EXTRACTED INFORMATION:

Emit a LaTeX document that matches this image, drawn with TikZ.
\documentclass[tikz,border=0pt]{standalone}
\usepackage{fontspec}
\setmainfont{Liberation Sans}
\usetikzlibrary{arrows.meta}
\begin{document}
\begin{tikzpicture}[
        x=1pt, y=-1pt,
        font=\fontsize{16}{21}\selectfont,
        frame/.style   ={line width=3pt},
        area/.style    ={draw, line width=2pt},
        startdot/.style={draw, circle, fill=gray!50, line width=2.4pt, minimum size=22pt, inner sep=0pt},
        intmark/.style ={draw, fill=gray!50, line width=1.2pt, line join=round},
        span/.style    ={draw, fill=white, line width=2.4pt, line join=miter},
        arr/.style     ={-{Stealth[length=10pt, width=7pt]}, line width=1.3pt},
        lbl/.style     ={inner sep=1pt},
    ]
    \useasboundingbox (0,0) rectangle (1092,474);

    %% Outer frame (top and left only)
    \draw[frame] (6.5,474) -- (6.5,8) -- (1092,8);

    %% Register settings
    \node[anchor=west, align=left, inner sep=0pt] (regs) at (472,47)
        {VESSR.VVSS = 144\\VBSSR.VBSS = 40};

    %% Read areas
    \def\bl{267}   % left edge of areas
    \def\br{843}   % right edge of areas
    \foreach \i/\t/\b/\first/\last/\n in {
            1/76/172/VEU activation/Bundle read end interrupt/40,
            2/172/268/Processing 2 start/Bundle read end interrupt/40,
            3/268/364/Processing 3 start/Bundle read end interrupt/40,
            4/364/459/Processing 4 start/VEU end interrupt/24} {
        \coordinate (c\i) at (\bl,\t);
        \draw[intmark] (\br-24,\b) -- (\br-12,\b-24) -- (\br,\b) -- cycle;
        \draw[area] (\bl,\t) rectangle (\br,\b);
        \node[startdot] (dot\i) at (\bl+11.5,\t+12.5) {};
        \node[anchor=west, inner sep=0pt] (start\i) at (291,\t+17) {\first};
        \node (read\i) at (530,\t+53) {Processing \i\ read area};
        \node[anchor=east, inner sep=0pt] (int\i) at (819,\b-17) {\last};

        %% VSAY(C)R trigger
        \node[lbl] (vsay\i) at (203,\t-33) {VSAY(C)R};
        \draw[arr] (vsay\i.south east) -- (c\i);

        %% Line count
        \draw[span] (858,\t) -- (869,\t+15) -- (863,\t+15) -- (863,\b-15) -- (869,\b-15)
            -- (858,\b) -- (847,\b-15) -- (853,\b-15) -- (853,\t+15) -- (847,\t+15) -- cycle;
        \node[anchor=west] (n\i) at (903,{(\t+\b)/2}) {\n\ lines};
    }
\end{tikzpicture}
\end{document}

--

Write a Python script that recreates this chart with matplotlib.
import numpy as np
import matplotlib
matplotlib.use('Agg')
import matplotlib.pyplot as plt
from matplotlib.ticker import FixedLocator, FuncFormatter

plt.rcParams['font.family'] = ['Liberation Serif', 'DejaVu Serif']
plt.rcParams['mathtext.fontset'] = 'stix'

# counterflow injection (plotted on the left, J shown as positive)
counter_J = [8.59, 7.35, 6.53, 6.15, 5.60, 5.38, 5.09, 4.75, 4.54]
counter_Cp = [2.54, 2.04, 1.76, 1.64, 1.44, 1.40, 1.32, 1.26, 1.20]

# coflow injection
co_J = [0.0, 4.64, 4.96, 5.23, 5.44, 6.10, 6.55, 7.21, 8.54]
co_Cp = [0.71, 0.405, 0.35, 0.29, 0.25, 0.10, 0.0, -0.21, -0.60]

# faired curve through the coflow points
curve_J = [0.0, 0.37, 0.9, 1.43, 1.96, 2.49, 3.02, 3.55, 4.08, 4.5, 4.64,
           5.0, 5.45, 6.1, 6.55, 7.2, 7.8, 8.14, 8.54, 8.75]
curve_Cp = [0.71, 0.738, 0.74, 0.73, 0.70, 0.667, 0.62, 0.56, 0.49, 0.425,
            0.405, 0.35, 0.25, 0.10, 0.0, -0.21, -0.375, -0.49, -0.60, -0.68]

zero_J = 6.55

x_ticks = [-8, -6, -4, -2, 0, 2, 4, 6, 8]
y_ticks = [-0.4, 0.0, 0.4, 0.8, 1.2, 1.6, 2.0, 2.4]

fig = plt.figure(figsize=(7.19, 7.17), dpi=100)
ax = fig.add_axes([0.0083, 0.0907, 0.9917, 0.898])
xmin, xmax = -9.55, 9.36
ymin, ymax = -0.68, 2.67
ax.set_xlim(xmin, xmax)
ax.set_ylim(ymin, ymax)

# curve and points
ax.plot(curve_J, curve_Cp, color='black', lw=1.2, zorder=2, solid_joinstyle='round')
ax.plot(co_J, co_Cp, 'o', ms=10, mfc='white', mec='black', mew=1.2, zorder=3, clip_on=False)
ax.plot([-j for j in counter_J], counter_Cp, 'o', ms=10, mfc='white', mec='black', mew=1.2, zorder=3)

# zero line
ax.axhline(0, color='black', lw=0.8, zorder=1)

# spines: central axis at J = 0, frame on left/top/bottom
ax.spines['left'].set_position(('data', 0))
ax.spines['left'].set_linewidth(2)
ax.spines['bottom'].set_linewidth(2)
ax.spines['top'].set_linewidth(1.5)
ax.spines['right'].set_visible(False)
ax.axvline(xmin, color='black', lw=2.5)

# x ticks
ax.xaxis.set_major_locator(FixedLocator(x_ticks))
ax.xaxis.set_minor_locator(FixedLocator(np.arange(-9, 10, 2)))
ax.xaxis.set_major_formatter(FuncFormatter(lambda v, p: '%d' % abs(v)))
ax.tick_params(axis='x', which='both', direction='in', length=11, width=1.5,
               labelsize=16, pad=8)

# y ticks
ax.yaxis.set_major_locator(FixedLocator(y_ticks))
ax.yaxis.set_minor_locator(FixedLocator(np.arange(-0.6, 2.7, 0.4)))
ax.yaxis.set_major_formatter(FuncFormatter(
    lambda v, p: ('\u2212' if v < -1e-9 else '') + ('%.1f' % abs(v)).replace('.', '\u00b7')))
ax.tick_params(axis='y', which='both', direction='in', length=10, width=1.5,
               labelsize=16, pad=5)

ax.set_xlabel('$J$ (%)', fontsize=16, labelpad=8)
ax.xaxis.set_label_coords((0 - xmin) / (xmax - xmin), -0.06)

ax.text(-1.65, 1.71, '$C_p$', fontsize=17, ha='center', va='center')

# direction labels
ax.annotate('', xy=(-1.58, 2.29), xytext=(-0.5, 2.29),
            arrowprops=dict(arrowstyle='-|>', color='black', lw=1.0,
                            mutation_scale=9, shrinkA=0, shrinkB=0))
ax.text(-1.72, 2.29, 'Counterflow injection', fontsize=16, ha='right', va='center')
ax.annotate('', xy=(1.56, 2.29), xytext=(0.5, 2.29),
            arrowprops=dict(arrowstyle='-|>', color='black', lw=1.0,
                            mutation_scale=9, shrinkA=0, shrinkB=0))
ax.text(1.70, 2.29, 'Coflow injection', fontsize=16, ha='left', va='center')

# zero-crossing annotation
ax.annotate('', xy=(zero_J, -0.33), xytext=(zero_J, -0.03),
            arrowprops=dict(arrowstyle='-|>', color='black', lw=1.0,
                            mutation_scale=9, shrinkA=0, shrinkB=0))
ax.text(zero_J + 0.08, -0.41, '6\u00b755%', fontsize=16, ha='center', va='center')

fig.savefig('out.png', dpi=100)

...

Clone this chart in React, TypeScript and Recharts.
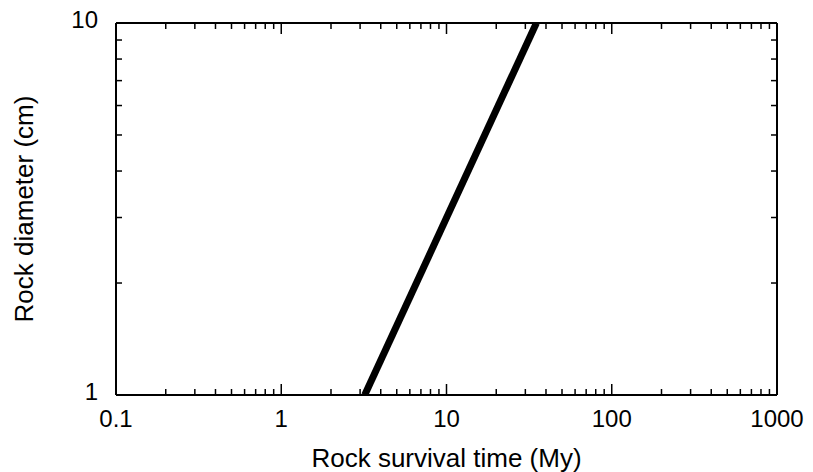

INSTRUCTIONS FOR THE TASK: Starting with the line that contains "Write a Python", repeat each line exactly, and stop once the line that contains "1.32, 1.26, 1.20]" has been repeated.

RESPONSE:
Write a Python script that recreates this chart with matplotlib.
import numpy as np
import matplotlib
matplotlib.use('Agg')
import matplotlib.pyplot as plt
from matplotlib.ticker import FixedLocator, FuncFormatter

plt.rcParams['font.family'] = ['Liberation Serif', 'DejaVu Serif']
plt.rcParams['mathtext.fontset'] = 'stix'

# counterflow injection (plotted on the left, J shown as positive)
counter_J = [8.59, 7.35, 6.53, 6.15, 5.60, 5.38, 5.09, 4.75, 4.54]
counter_Cp = [2.54, 2.04, 1.76, 1.64, 1.44, 1.40, 1.32, 1.26, 1.20]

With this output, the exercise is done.